Uno dei principali strumenti a sostegno dell’economia circolare è la trasformazione dei rifiuti in risorse primarie per alimentare nuovi cicli di produzione, in sostituzione delle materie prime convenzionali. Il recupero dei rifiuti finalizzato a questo scopo viene chiamato End Of Waste. Attraverso trattamenti di recupero, incluso il riciclo, viene permesso ai rifiuti di tornare a svolgere un ruolo utile come prodotti, a patto che rispettino determinate condizioni:
• la sostanza o l’oggetto devono essere destinati o utilizzati per “scopi specifici”, ossia in ambiti di applicazione noti e preventivamente individuati.
• Deve esistere un mercato o una domanda per tale sostanza o oggetto: ciò a garanzia che il bene, derivante dal processo di recupero, difficilmente sarà abbandonato o smaltito illegalmente perché è ritenuto utile da più soggetti disposti ad acquistarlo.
• La sostanza o l’oggetto deve soddisfare i requisiti tecnici per gli scopi specifici e rispettare la normativa e gli standard esistenti applicabili ai prodotti, ossia le prestazioni richieste in concrete condizioni di utilizzo o di consumo, conformi tanto alla legislazione cogente applicabile, quanto alle norme tecniche relative a quel genere di beni.
• L’utilizzo della sostanza o dell’oggetto non porterà a impatti complessivi negativi sull’ambiente o sulla salute umana.

C’è da dire che l’applicazione dei criteri End of Waste procede molto lentamente e questo ha pesanti ripercussioni sotto il profilo ambientale, economico e occupazionale.

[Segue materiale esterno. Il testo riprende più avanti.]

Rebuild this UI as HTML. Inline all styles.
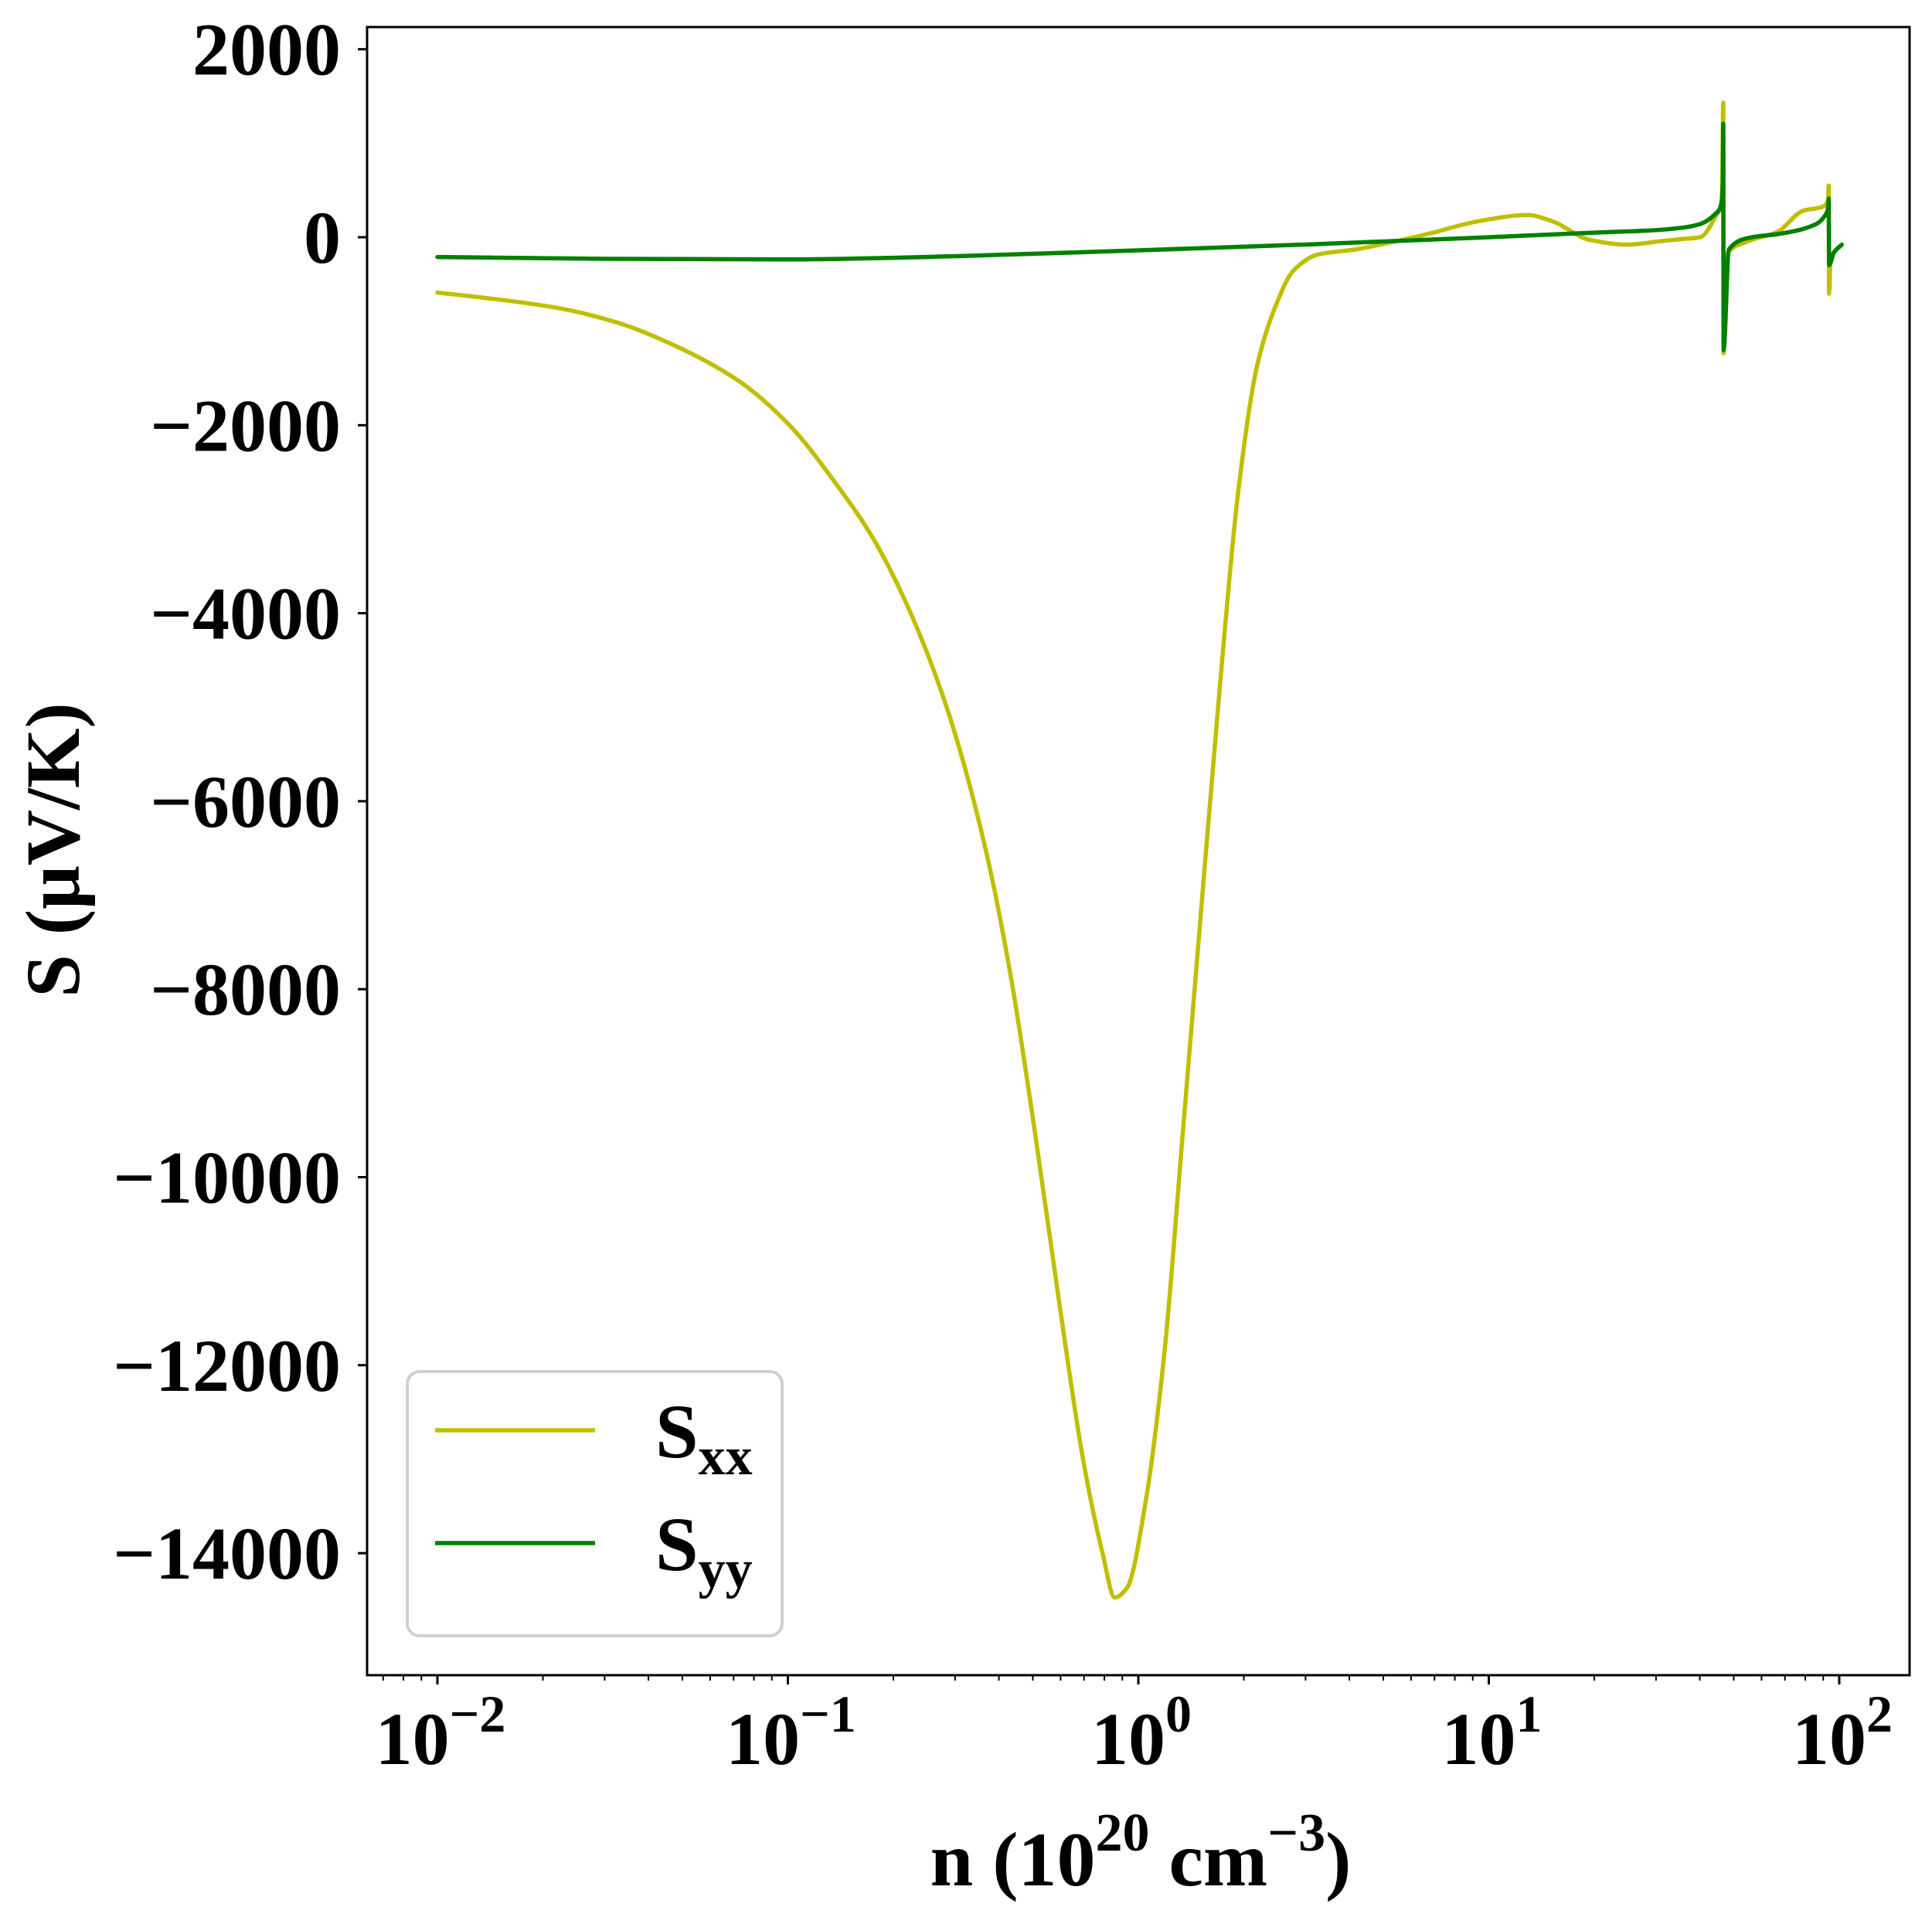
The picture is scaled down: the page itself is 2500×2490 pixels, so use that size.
<!DOCTYPE html>
<html><head><meta charset="utf-8"><style>
html,body{margin:0;padding:0;background:#fff;}
svg{display:block;font-family:"Liberation Serif","DejaVu Serif",serif;font-weight:bold;}
</style></head><body>
<svg id="chart" width="2500" height="2490" viewBox="0 0 2500 2490" xmlns="http://www.w3.org/2000/svg">
<rect x="0" y="0" width="2500" height="2490" fill="#fff"/>
<g id="plot"></g>
<g id="axes"></g>
<g id="legend">
  <rect x="527" y="1775" width="485" height="342" rx="16" fill="#fff" stroke="#d0d0d0" stroke-width="4"/>
  <line x1="563" y1="1851" x2="770" y2="1851" stroke="#bfbf00" stroke-width="5.5"/>
  <text x="848" y="1886" font-size="100">S<tspan font-size="70" dy="22">xx</tspan></text>
  <line x1="563" y1="1997" x2="770" y2="1997" stroke="#008000" stroke-width="5.5"/>
  <text x="848" y="2032" font-size="100">S<tspan font-size="70" dy="22">yy</tspan></text>
</g>
<text x="1476" y="2440" font-size="100" text-anchor="middle">n (10<tspan font-size="70" dy="-45">20</tspan><tspan dy="45"> cm</tspan><tspan font-size="70" dy="-45">−3</tspan><tspan dy="45">)</tspan></text>
<text transform="translate(102,1100) rotate(-90)" x="0" y="0" font-size="100" text-anchor="middle">S (μV/K)</text>
</svg>
<script>
// data (log10 of n in 1e20 cm^-3, S in μV/K)
const sxxLogN = [-2,-1.842,-1.666,-1.49,-1.315,-1.139,-0.998,-0.858,-0.752,-0.647,-0.541,-0.436,-0.366,-0.295,-0.225,-0.155,-0.102,-0.067,-0.032,0.021,0.074,0.127,0.179,0.232,0.285,0.337,0.39,0.443,0.513,0.619,0.724,0.83,0.97,1.111,1.181,1.286,1.392,1.497,1.55,1.603,1.647,1.665,1.669,1.670,1.676,1.735,1.824,1.896,1.956,1.968,1.970,1.971,1.975,1.99,2.007];
const sxxValues = [-589,-655,-746,-904,-1166,-1532,-1990,-2646,-3235,-4021,-5069,-6509,-7819,-9522,-11355,-13058,-14000,-14472,-14367,-13450,-11879,-9522,-7164,-4807,-2711,-1401,-746,-354,-183,-131,-52,39,170,236,170,-26,-79,-39,-20,0,222,400,1430,-1233,-214,-50,58,280,330,400,550,-600,-250,-140,-80];
const syyLogN = [-2,-1.5,-1,-0.5,0,0.5,1,1.32,1.45,1.55,1.603,1.647,1.662,1.668,1.669,1.670,1.685,1.751,1.824,1.934,1.962,1.969,1.970,1.971,1.985,2.007];
const syyValues = [-210,-230,-236,-200,-140,-75,0,52,70,100,140,250,330,600,1208,-1200,-130,0,33,140,247,330,411,-296,-160,-80];
const yTicks = [2000,0,-2000,-4000,-6000,-8000,-10000,-12000,-14000];
const xDecades = [-2,-1,0,1,2];

const L=475,R=2471,T=35,B=2168;
const xmin=-2.2007,xmax=2.2007,ymin=-15298,ymax=2236;
function xs(lg){return L+(lg-xmin)/(xmax-xmin)*(R-L);}
function ys(v){return B-(v-ymin)/(ymax-ymin)*(B-T);}
const NS='http://www.w3.org/2000/svg';
const plot=document.getElementById('plot'), axes=document.getElementById('axes');
function mk(tag,attrs,parent){const e=document.createElementNS(NS,tag);for(const k in attrs)e.setAttribute(k,attrs[k]);parent.appendChild(e);return e;}

// monotone cubic (Fritsch-Carlson) path
function monoPath(X,Y){
  const n=X.length, d=[], m=new Array(n);
  for(let i=0;i<n-1;i++) d.push((Y[i+1]-Y[i])/(X[i+1]-X[i]));
  m[0]=d[0]; m[n-1]=d[n-2];
  for(let i=1;i<n-1;i++){
    if(d[i-1]*d[i]<=0) m[i]=0;
    else { const h0=X[i]-X[i-1], h1=X[i+1]-X[i]; const w1=2*h1+h0, w2=h1+2*h0; m[i]=(w1+w2)/(w1/d[i-1]+w2/d[i]); }
  }
  let s='M'+X[0].toFixed(1)+','+Y[0].toFixed(1);
  for(let i=0;i<n-1;i++){
    const h=(X[i+1]-X[i])/3;
    s+=' C'+(X[i]+h).toFixed(1)+','+(Y[i]+m[i]*h).toFixed(1)+' '+(X[i+1]-h).toFixed(1)+','+(Y[i+1]-m[i+1]*h).toFixed(1)+' '+X[i+1].toFixed(1)+','+Y[i+1].toFixed(1);
  }
  return s;
}
function series(lx,vals,color,name){
  const X=lx.map(xs), Y=vals.map(ys);
  const p=mk('path',{d:monoPath(X,Y),fill:'none',stroke:color,'stroke-width':5.5,'stroke-linejoin':'round','stroke-linecap':'round'},plot);
  
  
}
series(sxxLogN,sxxValues,'#bfbf00','series-sxx');
series(syyLogN,syyValues,'#008000','series-syy');

const fr=mk('rect',{x:L,y:T,width:R-L,height:B-T,fill:'none',stroke:'#000','stroke-width':3},axes);



yTicks.forEach(v=>{
  const y=ys(v);
  const t=mk('line',{x1:L-12,y1:y,x2:L,y2:y,stroke:'#000','stroke-width':3},axes);
  
  
  const tx=mk('text',{x:L-34,y:y+33,'font-size':96,'text-anchor':'end'},axes);
  tx.textContent=(v<0?'−':'')+Math.abs(v);
  
  
});
for(let d=-3;d<=2;d++){
  for(let m=1;m<10;m++){
    const lg=d+Math.log10(m);
    if(lg<xmin||lg>xmax)continue;
    const x=xs(lg);
    const major=m===1;
    const t=mk('line',{x1:x,y1:B,x2:x,y2:B+(major?12:7),stroke:'#000','stroke-width':major?3:2},axes);
    
    
  }
}
xDecades.forEach(d=>{
  const x=xs(d);
  const tx=mk('text',{x:x+4,y:2283,'font-size':96,'text-anchor':'middle'},axes);
  
  
  tx.appendChild(document.createTextNode('10'));
  const s=mk('tspan',{'font-size':68,dy:-42},tx);
  s.textContent=(d<0?'−':'')+Math.abs(d);
});
</script>
</body></html>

Di qui la proposta per la semplificazione delle procedure, avanzata di recente dal Circular Economy Network.
Anche perché, nel mondo, si producono ogni anno oltre due miliardi di tonnellate di rifiuti. Solo in Italia, ogni cittadino produce circa 500 chilogrammi di rifiuti in un anno. I valori più alti sono al Centro, con 548 kg per abitante. Al Nord la produzione è di circa a 518 chilogrammi per abitante, mentre al Sud è di 445 kg per abitante. La produzione pro capite più elevata si conferma in Emilia Romagna, con 663 chilogrammi per abitante per anno.

Una volta si parlava di consumismo, ma oggi questa parola sembra essere scomparsa. Eppure, la quasi totalità delle cose acquistate finisce nella spazzatura in pochi mesi. Anche i rifiuti elettronici sono aumentati a livello globale: ogni anno ne vengono prodotti circa 50 milioni di tonnellate, la maggior parte viene poi spedita nei paesi poveri dell’Asia e dell’Africa. La più grande discarica di rifiuti elettronici del mondo si trova a Guiyu, in Cina.
In generale i rifiuti vengono classificati e poi possono essere smaltiti nelle discariche, bruciati negli inceneritori o “termovalorizzatori” e trattati nei compostaggi.
Oppure possono essere riciclati o riusati, come accennato all’inizio. Il riciclo è la trasformazione di materiali di scarto e rifiuti in nuove risorse o beni attraverso processi industriali più o meno complessi. Per funzionare, ha bisogno che il sistema della raccolta differenziata dei rifiuti sia rigoroso, condiviso ed efficiente.
Il riuso consiste nel nuovo utilizzo del bene, così com’è. In termini più generali può essere considerato uno stile di vita, un atteggiamento mentale e culturale che prende forma nella vita quotidiana attraverso gesti apparentemente insignificanti. L’insieme di questi piccoli gesti si trasforma in una vera e propria attività economica che punta a ricollocare e reinventare prodotti ancora riutilizzabili. Tutti possono farlo: basta usare un po’ di fantasia e… buttarsi.